Le boycott relève de la liberté d’expression

« Les publications de l’association (…), si elles expriment des positions tranchées et parfois virulentes sur la situation au Proche-Orient (…), ne peuvent, en l’état de l’instruction, être regardées comme provoquant à la discrimination, à la haine ou à la violence envers un groupe de personnes, ajoute le Conseil d’Etat. Il n’est par ailleurs pas établi que (…) l’association aurait publié sur son site Internet des publications présentant un caractère antisémite. »

L’ordonnance concernant le Collectif Palestine vaincra blanchit celui-ci du soupçon « d’agissements en vue de provoquer des actes de terrorisme en France ou à l’étranger ». Une accusation brandie par le décret du gouvernement sur la base du soutien de l’association au Front populaire de libération de la Palestine (FPLP), une petite organisation de la gauche palestinienne, et à Georges Abdallah, un Libanais emprisonné en France depuis 1984, pour complicité dans l’assassinat de deux diplomates, l’un Israélien et l’autre Américain

Toujours dans sa décision relative au Collectif Palestine vaincra, le Conseil d’Etat écrit que « l’appel au boycott, en ce qu’il traduit l’expression d’une opinion protestataire, constitue une modalité particulière d’exercice de la liberté d’expression ». Cette position ne manquera pas d’être relevée par les acteurs de la campagne BDS en France qui, depuis une douzaine d’années, bataillent contre les pouvoirs publics pour faire reconnaître la légitimité de leur combat.

En 2015, la Cour de cassation avait décrété l’appel au boycott d’Israël illégal et validé les poursuites lancées les années passées contre des militants appelant à ce type d’action.
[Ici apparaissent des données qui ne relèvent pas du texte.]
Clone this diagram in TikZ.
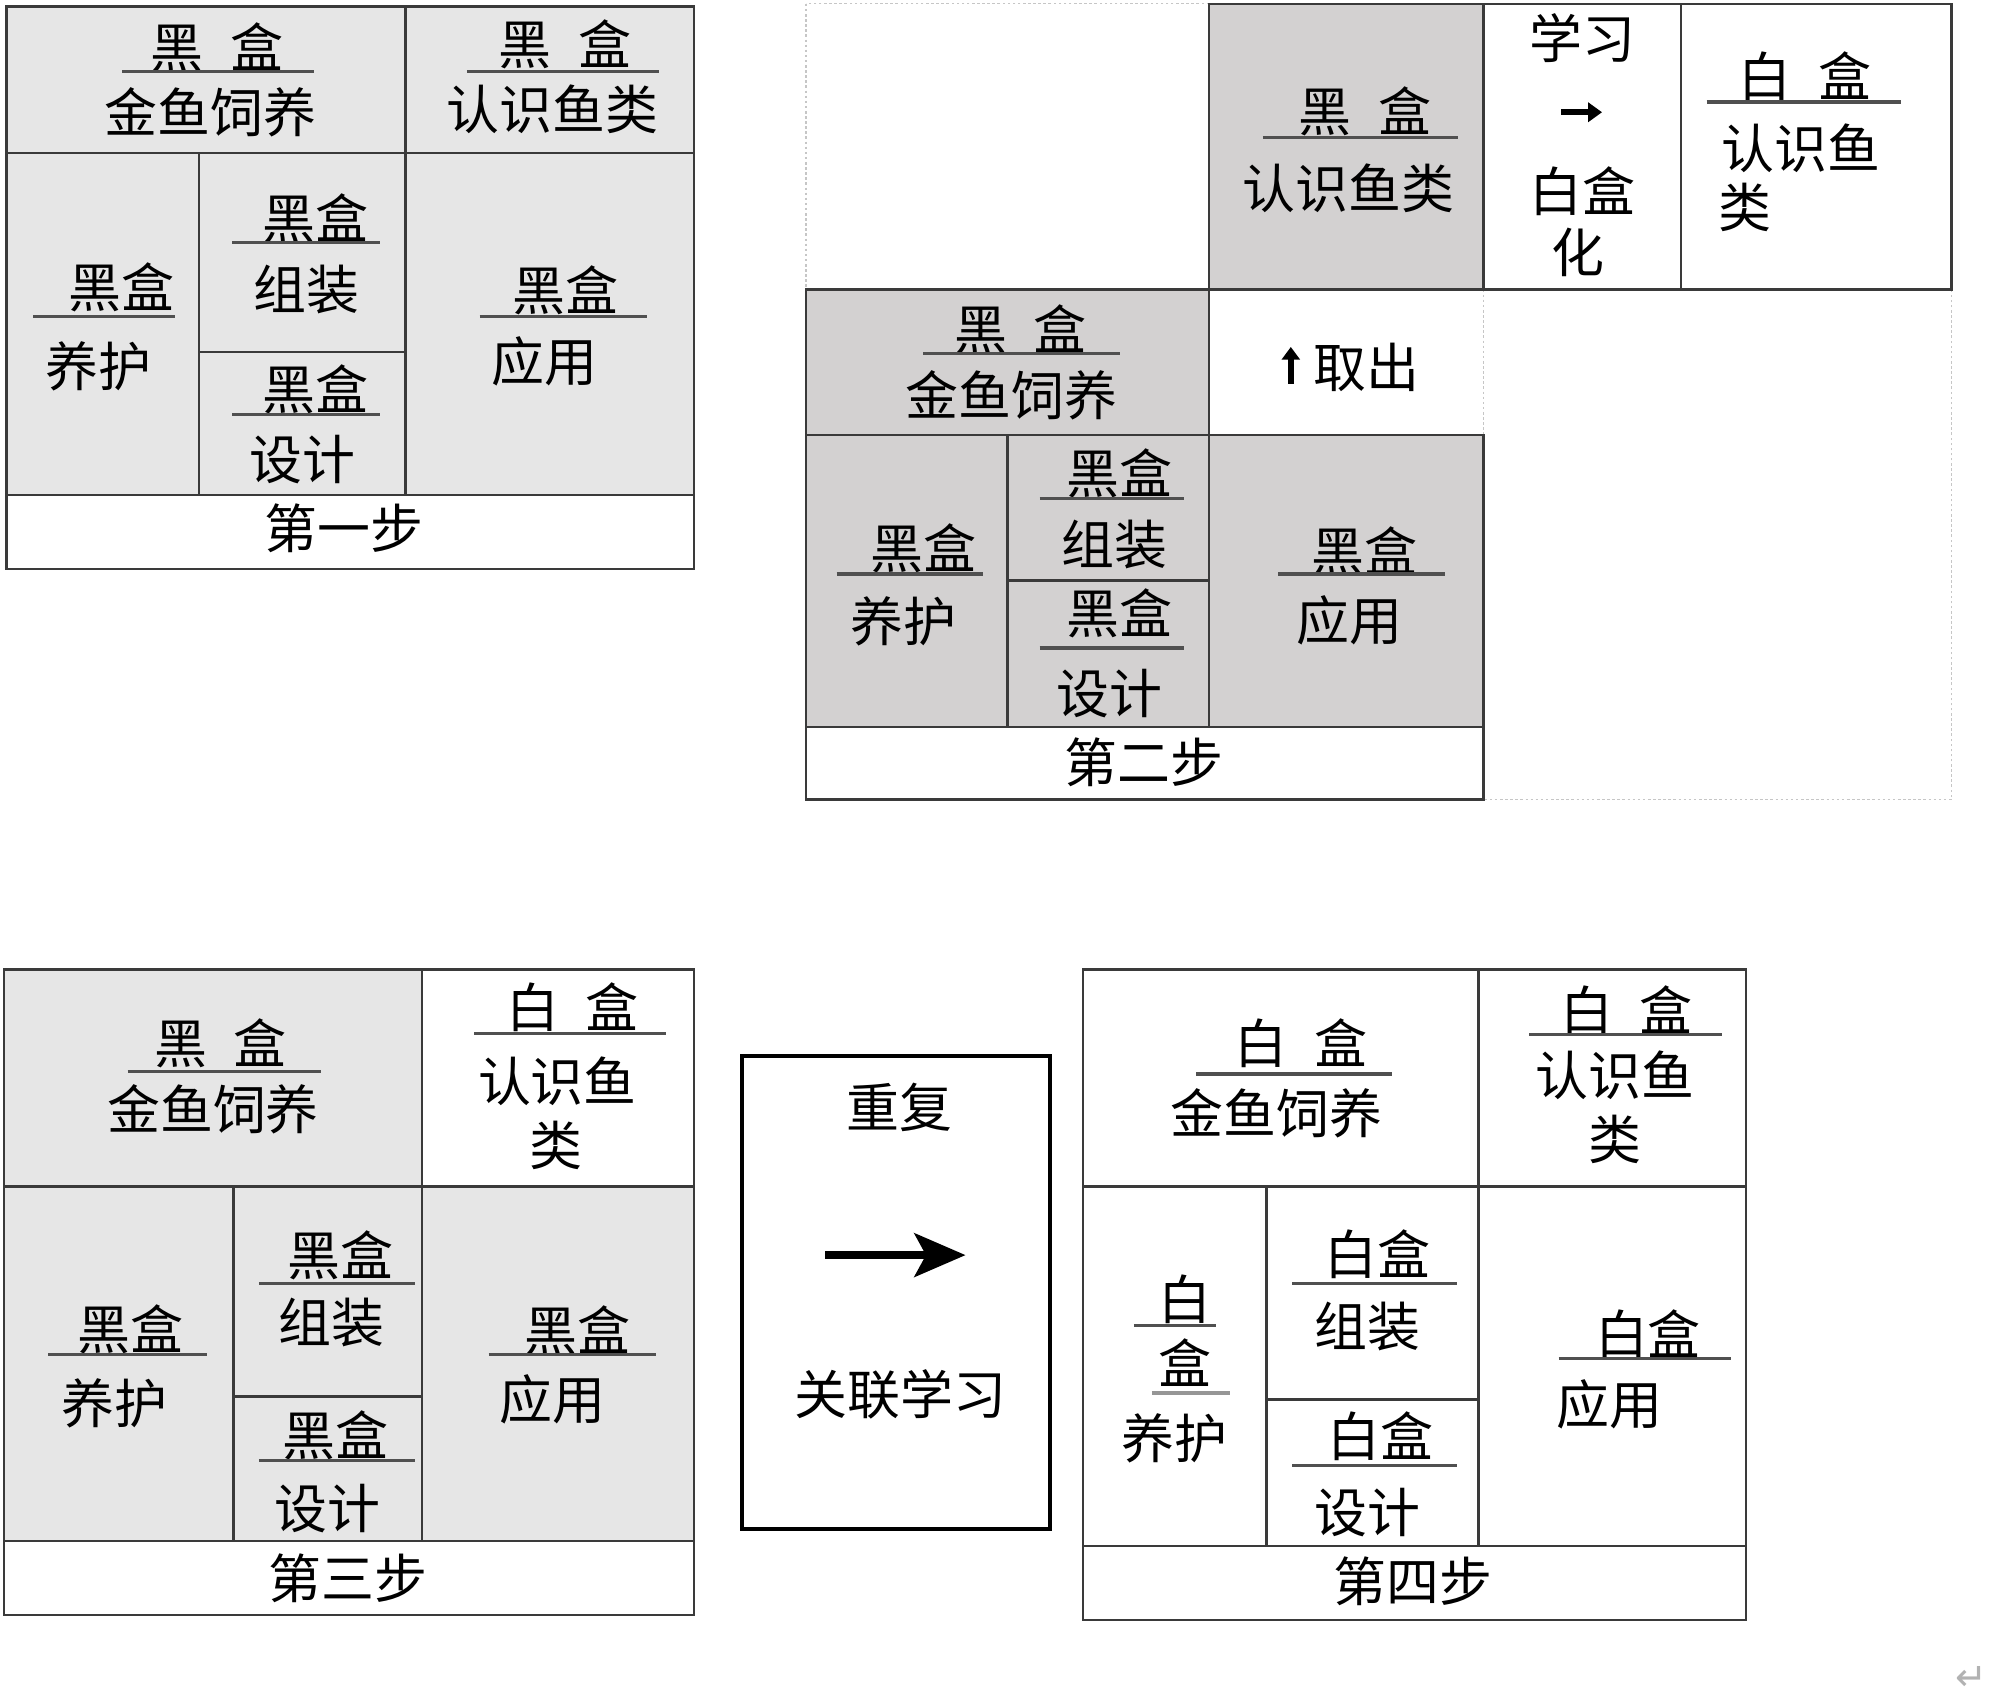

La Cour européenne des droits de l’homme a contredit cette jurisprudence en 2020, en soutenant que le boycott relève de la liberté d’expression. Mais en dépit de cette condamnation, Paris maintient la pression judiciaire sur les partisans du BDS.

En plus de suspendre ses décrets de dissolution, l’Etat devra verser 3 000 euros à chacune des deux associations. Sollicité par l’AFP, le ministère de l’intérieur n’a pas souhaité faire de commentaires."